What to do:
Extract the lines from the start through the line that holds "var failLoad = [2815, 2810, 1500, 0];", both included, omitting all images.

Supplied data:
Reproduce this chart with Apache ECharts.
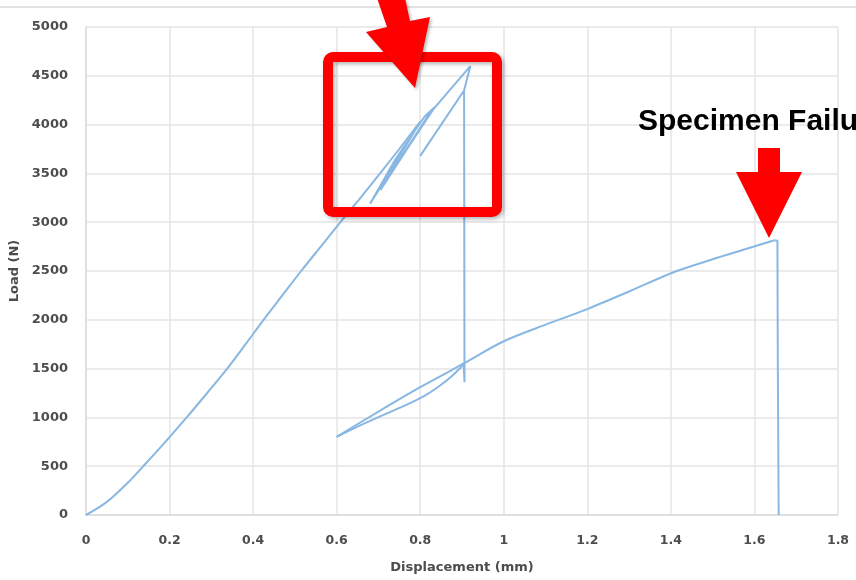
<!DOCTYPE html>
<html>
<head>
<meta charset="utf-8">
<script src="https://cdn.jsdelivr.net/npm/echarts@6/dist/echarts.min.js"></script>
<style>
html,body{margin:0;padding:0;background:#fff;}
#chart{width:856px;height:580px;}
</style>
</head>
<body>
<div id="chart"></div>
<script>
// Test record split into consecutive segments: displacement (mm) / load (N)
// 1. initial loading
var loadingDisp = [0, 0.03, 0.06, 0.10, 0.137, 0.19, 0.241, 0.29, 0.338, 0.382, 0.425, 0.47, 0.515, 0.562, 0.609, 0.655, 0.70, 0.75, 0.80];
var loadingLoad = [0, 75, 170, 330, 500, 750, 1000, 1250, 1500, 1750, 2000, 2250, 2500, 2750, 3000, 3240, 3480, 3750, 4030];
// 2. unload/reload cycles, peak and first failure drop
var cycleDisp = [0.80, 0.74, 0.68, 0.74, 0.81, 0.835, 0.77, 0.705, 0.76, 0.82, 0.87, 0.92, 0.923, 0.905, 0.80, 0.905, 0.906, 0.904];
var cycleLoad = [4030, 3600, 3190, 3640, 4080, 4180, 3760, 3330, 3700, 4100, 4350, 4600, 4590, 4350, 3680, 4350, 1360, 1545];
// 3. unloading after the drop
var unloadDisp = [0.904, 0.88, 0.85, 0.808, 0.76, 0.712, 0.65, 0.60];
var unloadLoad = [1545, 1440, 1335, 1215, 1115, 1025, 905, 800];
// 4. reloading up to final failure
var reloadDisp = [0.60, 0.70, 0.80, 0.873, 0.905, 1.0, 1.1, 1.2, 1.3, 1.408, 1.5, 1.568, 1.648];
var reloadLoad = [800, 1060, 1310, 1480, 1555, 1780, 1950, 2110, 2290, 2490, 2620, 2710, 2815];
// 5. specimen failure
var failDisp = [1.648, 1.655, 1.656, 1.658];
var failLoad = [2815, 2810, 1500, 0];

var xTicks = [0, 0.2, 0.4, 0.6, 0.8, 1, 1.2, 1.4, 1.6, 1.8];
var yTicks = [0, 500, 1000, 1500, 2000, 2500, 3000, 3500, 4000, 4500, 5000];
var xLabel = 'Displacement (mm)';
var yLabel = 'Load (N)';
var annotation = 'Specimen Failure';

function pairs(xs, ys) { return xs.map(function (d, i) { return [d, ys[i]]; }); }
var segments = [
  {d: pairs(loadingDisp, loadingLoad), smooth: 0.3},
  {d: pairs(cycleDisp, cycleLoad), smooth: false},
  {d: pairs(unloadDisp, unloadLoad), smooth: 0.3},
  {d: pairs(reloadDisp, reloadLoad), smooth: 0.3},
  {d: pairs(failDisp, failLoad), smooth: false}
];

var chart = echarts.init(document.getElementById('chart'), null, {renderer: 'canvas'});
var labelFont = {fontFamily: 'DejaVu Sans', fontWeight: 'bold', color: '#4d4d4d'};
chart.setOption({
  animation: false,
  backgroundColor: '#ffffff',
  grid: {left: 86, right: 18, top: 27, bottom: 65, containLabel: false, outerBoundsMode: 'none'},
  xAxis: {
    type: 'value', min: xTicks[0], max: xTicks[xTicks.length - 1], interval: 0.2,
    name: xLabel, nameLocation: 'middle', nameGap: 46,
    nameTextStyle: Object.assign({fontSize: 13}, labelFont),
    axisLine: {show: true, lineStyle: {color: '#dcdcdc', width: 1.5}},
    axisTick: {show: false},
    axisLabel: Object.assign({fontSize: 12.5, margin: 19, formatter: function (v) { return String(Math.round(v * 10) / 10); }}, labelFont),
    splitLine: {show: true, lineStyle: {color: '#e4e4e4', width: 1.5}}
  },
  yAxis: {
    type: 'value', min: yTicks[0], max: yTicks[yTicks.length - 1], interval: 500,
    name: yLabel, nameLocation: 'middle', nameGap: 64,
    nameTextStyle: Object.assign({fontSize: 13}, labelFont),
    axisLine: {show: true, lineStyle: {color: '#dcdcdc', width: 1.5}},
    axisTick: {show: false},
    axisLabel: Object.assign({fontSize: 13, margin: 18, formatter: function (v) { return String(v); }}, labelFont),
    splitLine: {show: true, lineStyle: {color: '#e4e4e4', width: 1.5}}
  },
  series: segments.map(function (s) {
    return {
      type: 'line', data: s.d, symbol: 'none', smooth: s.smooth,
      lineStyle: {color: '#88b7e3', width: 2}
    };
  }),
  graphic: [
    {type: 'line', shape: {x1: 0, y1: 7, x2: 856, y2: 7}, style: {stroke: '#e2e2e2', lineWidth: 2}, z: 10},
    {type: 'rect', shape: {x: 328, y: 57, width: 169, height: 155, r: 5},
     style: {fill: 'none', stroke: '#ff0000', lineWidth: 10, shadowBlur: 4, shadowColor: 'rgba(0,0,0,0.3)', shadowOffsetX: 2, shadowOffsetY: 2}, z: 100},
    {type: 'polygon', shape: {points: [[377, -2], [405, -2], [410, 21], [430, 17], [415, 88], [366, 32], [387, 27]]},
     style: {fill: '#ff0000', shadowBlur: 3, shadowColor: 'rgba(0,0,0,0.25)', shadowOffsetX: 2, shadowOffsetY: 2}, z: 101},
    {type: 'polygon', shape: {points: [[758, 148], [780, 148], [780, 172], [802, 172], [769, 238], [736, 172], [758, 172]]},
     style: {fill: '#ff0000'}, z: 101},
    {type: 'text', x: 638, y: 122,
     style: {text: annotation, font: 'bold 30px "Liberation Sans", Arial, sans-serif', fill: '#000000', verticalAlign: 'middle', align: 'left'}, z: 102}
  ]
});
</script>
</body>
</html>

Final answer:
Reproduce this chart with Apache ECharts.
<!DOCTYPE html>
<html>
<head>
<meta charset="utf-8">
<script src="https://cdn.jsdelivr.net/npm/echarts@6/dist/echarts.min.js"></script>
<style>
html,body{margin:0;padding:0;background:#fff;}
#chart{width:856px;height:580px;}
</style>
</head>
<body>
<div id="chart"></div>
<script>
// Test record split into consecutive segments: displacement (mm) / load (N)
// 1. initial loading
var loadingDisp = [0, 0.03, 0.06, 0.10, 0.137, 0.19, 0.241, 0.29, 0.338, 0.382, 0.425, 0.47, 0.515, 0.562, 0.609, 0.655, 0.70, 0.75, 0.80];
var loadingLoad = [0, 75, 170, 330, 500, 750, 1000, 1250, 1500, 1750, 2000, 2250, 2500, 2750, 3000, 3240, 3480, 3750, 4030];
// 2. unload/reload cycles, peak and first failure drop
var cycleDisp = [0.80, 0.74, 0.68, 0.74, 0.81, 0.835, 0.77, 0.705, 0.76, 0.82, 0.87, 0.92, 0.923, 0.905, 0.80, 0.905, 0.906, 0.904];
var cycleLoad = [4030, 3600, 3190, 3640, 4080, 4180, 3760, 3330, 3700, 4100, 4350, 4600, 4590, 4350, 3680, 4350, 1360, 1545];
// 3. unloading after the drop
var unloadDisp = [0.904, 0.88, 0.85, 0.808, 0.76, 0.712, 0.65, 0.60];
var unloadLoad = [1545, 1440, 1335, 1215, 1115, 1025, 905, 800];
// 4. reloading up to final failure
var reloadDisp = [0.60, 0.70, 0.80, 0.873, 0.905, 1.0, 1.1, 1.2, 1.3, 1.408, 1.5, 1.568, 1.648];
var reloadLoad = [800, 1060, 1310, 1480, 1555, 1780, 1950, 2110, 2290, 2490, 2620, 2710, 2815];
// 5. specimen failure
var failDisp = [1.648, 1.655, 1.656, 1.658];
var failLoad = [2815, 2810, 1500, 0];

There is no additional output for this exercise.